Over 6,000 people arrived at the RDS to watch the match, which stood at 1-1 going into Saturday. Doyle, having beaten Teltscher in straight sets 6-3, 6-4, 6-4 on the Friday evening, had kept the contest burning. It had taken him one hour, 53 minutes to crush the world number 15 in what was described as a demonstration of powerful serving and a commanding presence at the net.
McEnroe, who had won his second Wimbledon title that summer, was more settled than Teltscher. In his first match against Sorensen, he also took a straight set win 3-6, 2-6, 2-6. "It's nice to get receptions like this away from home," said the American warming to an upbeat Irish crowd before quipping "but then I tend to get good receptions at the start - it is only later that the goodwill tends to erode."
The weekend's play was typically more fraught and McEnroe's words were soon to haunt the officials. Limerick-born Michael Hickey, Ireland's non-playing captain and also an Irish Davis Cup player between 1962-78, found himself sucked into a verbal confrontation with umpire David Mercer after the American's petulance, which had been carefully bottled for the first two days, finally erupted on the Sunday.

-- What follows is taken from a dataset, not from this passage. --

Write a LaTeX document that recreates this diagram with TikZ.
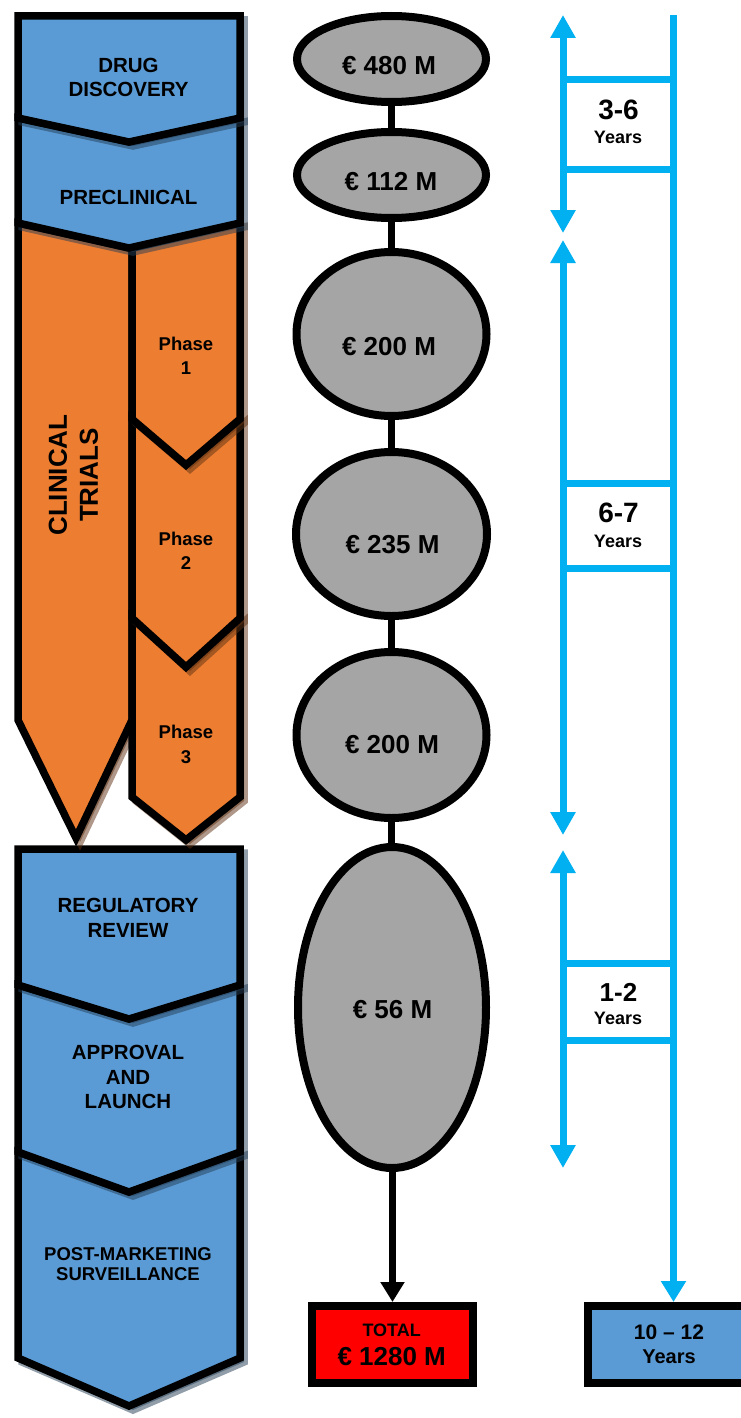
\documentclass[tikz,border=0pt]{standalone}
\usepackage{fontspec}
\setmainfont{Liberation Sans}
\usetikzlibrary{arrows.meta,shapes.geometric}
\definecolor{blueF}{HTML}{5B9BD5}
\definecolor{orangeF}{HTML}{ED7D31}
\definecolor{grayF}{HTML}{A5A5A5}
\definecolor{cyanL}{HTML}{00B0F0}
\definecolor{redF}{HTML}{FF0000}
\colorlet{blueSh}{blueF!40!black}
\colorlet{orangeSh}{orangeF!40!black}
\newcommand\myfs[2]{\fontsize{#1}{#2}\selectfont\bfseries}
\newcommand\chevshape[3]{%
  \path[fill=#2,draw=#2,fill opacity=0.5,draw opacity=0.5,line width=7.5pt,xshift=4pt,yshift=-4pt] #3;
  \path[fill=#1,draw=black,line width=7.5pt] #3;}
\begin{document}
\begin{tikzpicture}[x=1pt,y=-1pt,
  txt/.style={align=center,inner sep=0pt,text=black},
  ell/.style={ellipse,draw=black,fill=grayF,line width=8pt,inner sep=0pt},
  blk/.style={draw=black,line width=7.5pt},
  cyl/.style={draw=cyanL,line width=7pt},
  rung/.style={rectangle,draw=cyanL,line width=7pt,inner sep=0pt},
  endbox/.style={rectangle,draw=black,line width=8pt,inner sep=0pt,minimum width=161pt,minimum height=77pt},
  tipC/.tip={Triangle[width=24pt,length=23pt]}
]
\useasboundingbox (0,0) rectangle (741,1418);

% ---------- left column (drawn bottom to top) ----------
\chevshape{blueF}{blueSh}{(18,1152) -- (129,1192) -- (240,1152) -- (240,1358) -- (129,1406) -- (18,1358) -- cycle}
\chevshape{blueF}{blueSh}{(18,985) -- (129,1019) -- (240,985) -- (240,1152) -- (129,1192) -- (18,1152) -- cycle}
\chevshape{blueF}{blueSh}{(18,849) -- (240,849) -- (240,985) -- (129,1019) -- (18,985) -- cycle}
\chevshape{orangeF}{orangeSh}{(18,223) -- (129,248) -- (132,248) -- (132,720) -- (76,838) -- (18,720) -- cycle}
\chevshape{orangeF}{orangeSh}{(132,618) -- (186,667) -- (240,618) -- (240,797) -- (186,840) -- (132,797) -- cycle}
\chevshape{orangeF}{orangeSh}{(132,419) -- (186,465) -- (240,419) -- (240,618) -- (186,667) -- (132,618) -- cycle}
\chevshape{orangeF}{orangeSh}{(132,248) -- (240,223) -- (240,419) -- (186,465) -- (132,419) -- cycle}
\chevshape{blueF}{blueSh}{(18,118) -- (129,142) -- (240,118) -- (240,223) -- (129,248) -- (18,223) -- cycle}
\chevshape{blueF}{blueSh}{(18,16) -- (240,16) -- (240,118) -- (129,142) -- (18,118) -- cycle}

\node[txt,font=\myfs{20.5}{24}] (tdd) at (128.5,77.5) {DRUG\\DISCOVERY};
\node[txt,font=\myfs{20.5}{24}] (tpc) at (128.5,197.5) {PRECLINICAL};
\node[txt,font=\myfs{26}{31},rotate=90] (tct) at (73.5,475) {CLINICAL\\TRIALS};
\node[txt,font=\myfs{18.5}{24.5}] (tp1) at (186,356) {Phase\\1};
\node[txt,font=\myfs{18.5}{24.5}] (tp2) at (186,551) {Phase\\2};
\node[txt,font=\myfs{18.5}{25}] (tp3) at (186,744.5) {Phase\\3};
\node[txt,font=\myfs{20.5}{25}] (trr) at (128,918) {REGULATORY\\REVIEW};
\node[txt,font=\myfs{20.5}{24.5}] (tal) at (128,1077) {APPROVAL\\AND\\LAUNCH};
\node[txt,font=\myfs{18.5}{20.5}] (tpm) at (128,1264) {POST-MARKETING\\SURVEILLANCE};

% ---------- cost column ----------
\node[ell,minimum width=189pt,minimum height=86pt] (e1) at (391.5,59) {};
\node[ell,minimum width=189pt,minimum height=86pt] (e2) at (391.5,175) {};
\node[ell,minimum width=190pt,minimum height=164pt] (e3) at (391.5,334) {};
\node[ell,minimum width=191pt,minimum height=164pt] (e4) at (391.5,534) {};
\node[ell,minimum width=190pt,minimum height=166pt] (e5) at (391.5,735) {};
\node[ell,minimum width=188pt,minimum height=321pt] (e6) at (392,1007.5) {};
\node[endbox,fill=redF] (total) at (392.5,1344.5) {};

\draw[blk] (e1.south) -- (e2.north);
\draw[blk] (e2.south) -- (e3.north);
\draw[blk] (e3.south) -- (e4.north);
\draw[blk] (e4.south) -- (e5.north);
\draw[blk] (e5.south) -- (e5.south |- e6.north);
\draw[blk,-{Triangle[width=23pt,length=20pt]}] (e6.south -| total.north) -- (total.north);

\node[txt,font=\myfs{26}{28}] (c1) at (389,66) {€ 480 M};
\node[txt,font=\myfs{26}{28}] (c2) at (391,182) {€ 112 M};
\node[txt,font=\myfs{26}{28}] (c3) at (389,347) {€ 200 M};
\node[txt,font=\myfs{26}{28}] (c4) at (392.5,545) {€ 235 M};
\node[txt,font=\myfs{26}{28}] (c5) at (392,745) {€ 200 M};
\node[txt,font=\myfs{26}{28}] (c6) at (392.5,1010) {€ 56 M};
\node[txt,font=\myfs{18}{20}] (ctot1) at (391.7,1330) {TOTAL};
\node[txt,font=\myfs{26}{28}] (ctot2) at (391.7,1357) {€ 1280 M};

% ---------- time column ----------
\node[endbox,fill=blueF,minimum width=160pt] (yrs) at (668,1344.5) {};
\coordinate (r0) at (673.5,15);
\draw[cyl,-{Triangle[width=24pt,length=21pt]}] (r0) -- (r0 |- yrs.north);

\coordinate (a1t) at (563,15);   \coordinate (a1b) at (563,233);
\coordinate (a2t) at (563,240);  \coordinate (a2b) at (563,835);
\coordinate (a3t) at (563,850);  \coordinate (a3b) at (563,1168);
\draw[cyl,tipC-tipC] (a1t) -- (a1b);
\draw[cyl,tipC-tipC] (a2t) -- (a2b);
\draw[cyl,tipC-tipC] (a3t) -- (a3b);

\node[rung,minimum width=110.5pt,minimum height=89.5pt] (b1) at (618.25,124.25) {};
\node[rung,minimum width=110.5pt,minimum height=85pt] (b2) at (618.25,525.5) {};
\node[rung,minimum width=110.5pt,minimum height=77pt] (b3) at (618.25,1001.5) {};

\node[txt,font=\myfs{28}{30}] (y1n) at (618.5,110) {3-6};
\node[txt,font=\myfs{18}{20}] (y1y) at (618,137) {Years};
\node[txt,font=\myfs{28}{30}] (y2n) at (618.5,513) {6-7};
\node[txt,font=\myfs{18}{20}] (y2y) at (618,541) {Years};
\node[txt,font=\myfs{26}{28}] (y3n) at (618.5,992.5) {1-2};
\node[txt,font=\myfs{18}{20}] (y3y) at (618,1018) {Years};
\node[txt,font=\myfs{21}{23}] (ytot1) at (669,1332) {10 – 12};
\node[txt,font=\myfs{20}{22}] (ytot2) at (669,1356.5) {Years};
\end{tikzpicture}
\end{document}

"I felt quite honestly John McEnroe set out to intimidate the linesmen, questioning decisions without justification," said Hickey at the time. "Watching his behaviour out there, it is easy to see how he gets the benefit of the doubt. Frankly I thought the referee might have been stricter." McEnore's response was both quick and withering. "I don't have to depend on bad line calls to beat Matt Doyle," he said. While Doyle might have agreed, so would just about every player in the world had they faced the same put-down. No matter, McEnroe, who went on to win a record 59 matches in the Davis Cup for the US over 12 years, had clearly come close to exhausting the deep pool of goodwill in the Simmonscourt pavilion.
That Ireland slipped back into Division Two of the competition and into what was then called the zonal area, before then being cut loose to drift away from the main theatre of the competition is, with hindsight, good reason to buy into the nostalgia of the '83 event.